Check in often. Share what you know and what you don’t. Set realistic expectations. Encourage collaboration and surface new ideas. Most importantly, lead with empathy. A calm, honest presence makes all the difference when the pressure is high.
3. Test, Learn, and Let Go of What’s Not Working
Change forces us to let go of old assumptions. What worked last quarter might not work now. That landing page that used to convert like crazy? Maybe it’s time to archive it.
One of the biggest mindset shifts I’ve made in my career is moving from perfection to progress. You don’t need every campaign to be flawless. You need to move, test, and learn quickly. Great marketers are curious. They treat volatility as a lab, not a minefield.
4. Focus on What You Can Control
You can’t control the economy. You can’t control when platforms change their rules. But you can control how you communicate with your team, how you analyze your data, how you prioritize your time, and how you invest in your own learning.
Whenever I’ve been in a volatile season, I come back to the basics.
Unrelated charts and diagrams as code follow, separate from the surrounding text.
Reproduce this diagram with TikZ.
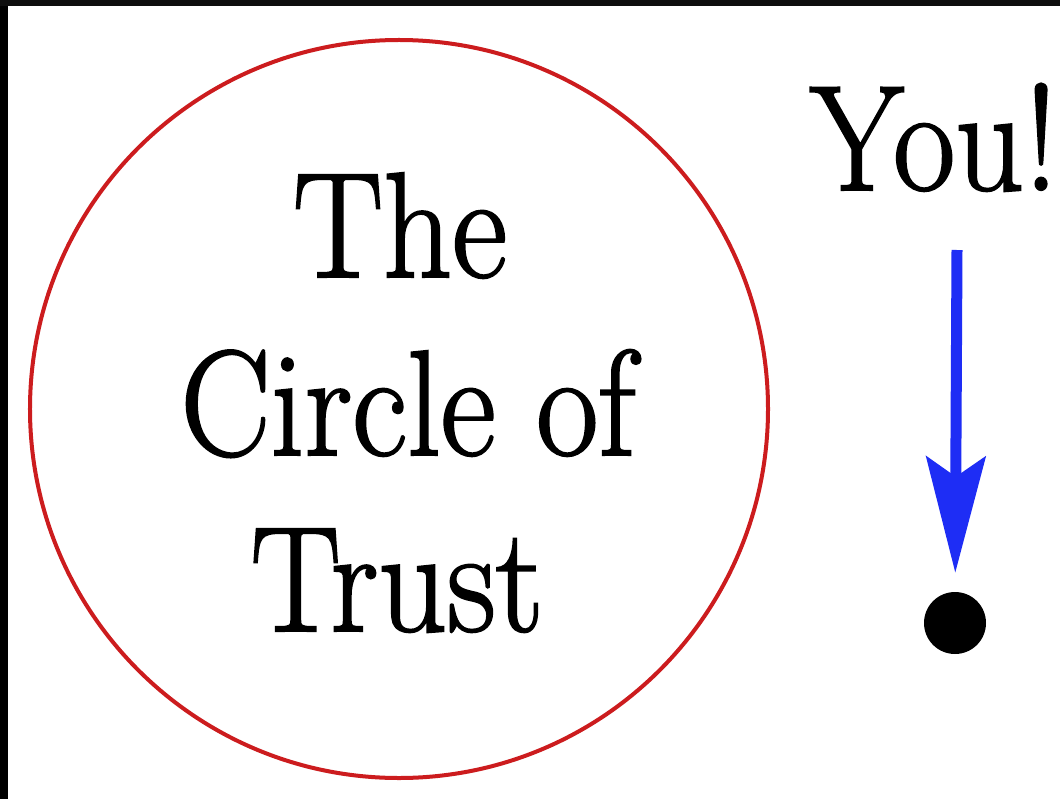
\documentclass[tikz,border=0pt]{standalone}
\usepackage{fontspec}
\newfontfamily\heavyserif{Latin Modern Roman}[FakeBold=1.5]
\usetikzlibrary{arrows.meta}
\definecolor{trustred}{RGB}{204,28,30}
\definecolor{arrowblue}{RGB}{30,45,245}
\definecolor{framegray}{RGB}{14,14,14}
\newcommand{\widetext}[1]{\scalebox{0.9}[1]{#1}}
\begin{document}
\begin{tikzpicture}[x=1bp,y=-1bp,
  bigtext/.style={font=\heavyserif\fontsize{150bp}{178bp}\selectfont, inner sep=0pt},
  ring/.style={draw=trustred, line width=4bp, circle, minimum size=738bp, inner sep=0pt},
  spot/.style={circle, fill=black, minimum size=62bp, inner sep=0pt},
  pointer/.style={arrowblue, line width=11bp, -{Stealth[length=116bp,width=59bp,inset=20bp]}}]
\useasboundingbox (0,0) rectangle (1060,799);
\fill[white] (0,0) rectangle (1060,799);
\fill[black] (0,0) rectangle (8,799);
\fill[framegray] (0,0) rectangle (1060,6);
\node[ring] (circ) at (399,409) {};
\node[bigtext, anchor=base] (the) at (400,277) {\widetext{The}};
\node[bigtext, anchor=base] (circleof) at (408,455) {\widetext{Circle of}};
\node[bigtext, anchor=base] (trust) at (397,631) {\widetext{Trust}};
\node[bigtext, anchor=base east] (you) at (1058,190) {\widetext{You!}};
\node[spot] (dot) at (955,623) {};
\coordinate (arrowstart) at (957,250);
\draw[pointer, shorten >=19bp] (arrowstart) -- (dot);
\end{tikzpicture}
\end{document}
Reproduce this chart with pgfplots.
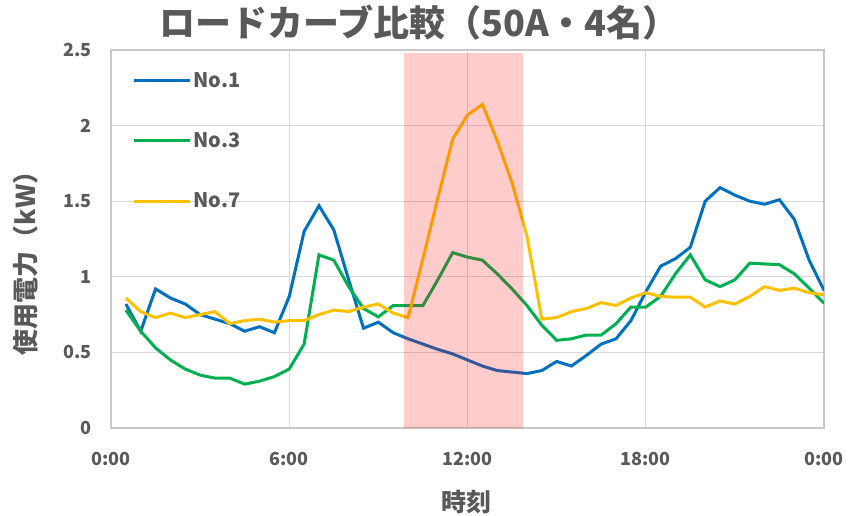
\documentclass[border=0pt]{standalone}
\usepackage{fontspec}
\setmainfont{Noto Sans CJK JP}
\usepackage{pgfplots}
\pgfplotsset{compat=1.18}
\definecolor{c1}{RGB}{0,112,192}
\definecolor{c3}{RGB}{0,176,80}
\definecolor{c7}{RGB}{255,192,0}
\definecolor{txt}{RGB}{89,89,89}
\definecolor{gridc}{RGB}{217,217,217}
\definecolor{framec}{RGB}{200,200,200}
\pgfplotstableread{
x no1 no3 no7
0.5 0.82 0.78 0.86
1.0 0.64 0.64 0.77
1.5 0.92 0.53 0.73
2.0 0.86 0.45 0.76
2.5 0.82 0.39 0.73
3.0 0.75 0.35 0.75
3.5 0.72 0.33 0.77
4.0 0.69 0.33 0.69
4.5 0.64 0.29 0.71
5.0 0.67 0.31 0.72
5.5 0.63 0.34 0.70
6.0 0.87 0.39 0.71
6.5 1.30 0.555 0.71
7.0 1.47 1.145 0.75
7.5 1.31 1.11 0.78
8.0 0.98 0.935 0.77
8.5 0.66 0.79 0.80
9.0 0.70 0.735 0.82
9.5 0.63 0.81 0.76
10.0 0.59 0.81 0.73
10.5 0.555 0.81 1.12
11.0 0.52 0.98 1.52
11.5 0.49 1.16 1.91
12.0 0.45 1.13 2.07
12.5 0.41 1.11 2.14
13.0 0.38 1.02 1.90
13.5 0.37 0.92 1.62
14.0 0.36 0.81 1.27
14.5 0.38 0.68 0.72
15.0 0.44 0.58 0.73
15.5 0.41 0.59 0.77
16.0 0.48 0.615 0.79
16.5 0.555 0.615 0.83
17.0 0.59 0.69 0.81
17.5 0.71 0.80 0.86
18.0 0.90 0.80 0.895
18.5 1.07 0.87 0.87
19.0 1.12 1.02 0.865
19.5 1.195 1.145 0.865
20.0 1.50 0.98 0.80
20.5 1.59 0.935 0.84
21.0 1.54 0.98 0.82
21.5 1.50 1.09 0.87
22.0 1.48 1.085 0.935
22.5 1.51 1.08 0.91
23.0 1.38 1.02 0.925
23.5 1.11 0.925 0.895
24.0 0.91 0.825 0.88
}\loadcurve
\begin{document}
\begin{tikzpicture}
\useasboundingbox (0,0) rectangle (848pt,515pt);
\begin{axis}[
  at={(111pt,87pt)}, anchor=south west,
  scale only axis, width=713pt, height=378pt,
  xmin=0, xmax=24, ymin=0, ymax=2.5,
  xtick={0,6,12,18,24}, xticklabels={0:00,6:00,12:00,18:00,0:00},
  ytick={0,0.5,1,1.5,2,2.5}, yticklabels={0,0.5,1,1.5,2,2.5},
  major tick length=0pt,
  grid=major, grid style={gridc, line width=1.3pt},
  axis line style={framec, line width=1.3pt},
  tick label style={font=\fontsize{18}{20}\selectfont\bfseries, text=txt},
  yticklabel style={xshift=-16pt},
  xticklabel style={yshift=-21pt},
  /pgf/number format/assume math mode=true,
  legend style={at={(0,1)}, anchor=north west, xshift=18pt, yshift=-18pt,
    draw=none, fill=none, font=\fontsize{20}{24}\selectfont\bfseries, text=txt,
    row sep=40pt},
  legend cell align=left,
  legend image code/.code={\draw[#1] (0pt,0pt) -- (56pt,0pt);},
]
\addplot[c1, line width=3pt] table[x=x, y=no1] {\loadcurve};
\addlegendentry{No.1}
\addplot[c3, line width=3pt] table[x=x, y=no3] {\loadcurve};
\addlegendentry{No.3}
\addplot[c7, line width=3pt] table[x=x, y=no7] {\loadcurve};
\addlegendentry{No.7}
\addplot[forget plot, draw=none, fill=red, fill opacity=0.2] coordinates {(9.87,0) (9.87,2.48) (13.87,2.48) (13.87,0)} \closedcycle;
\end{axis}
\node[font=\fontsize{36}{40}\selectfont\bfseries, text=txt] at (419pt,492pt) {ロードカーブ比較（50A・4名）};
\node[font=\fontsize{26}{30}\selectfont\bfseries, text=txt, rotate=90] at (26pt,258pt) {使用電力（kW）};
\node[font=\fontsize{25}{30}\selectfont\bfseries, text=txt] at (466pt,13pt) {時刻};
\end{tikzpicture}
\end{document}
Who are our customers? What do they care about right now? Are we listening?
The answers to those questions never fail to uncover a next move.
5. Keep the Long View in Mind
Turbulence has a way of making everything feel urgent. But great marketing leaders know how to keep one eye on today and the other on where the brand is going.
That might mean protecting long-term brand initiatives even when resources are tight. Or standing by a customer-first positioning even when competitors are going all in on short-term tactics.
Adaptability doesn’t mean reacting to everything. It means knowing what matters most and adjusting around it without losing sight of the bigger goal.
Final Thought
Leadership during stable times is one thing. But the leaders I admire most are the ones who show up strong when things get hard. They stay grounded, support their teams, adapt fast, and keep the vision clear.
If you’re a marketing leader navigating change right now, know this. You don’t need to have every answer. You just need to stay present, stay curious, and keep moving forward.
That’s what separates the good from the great.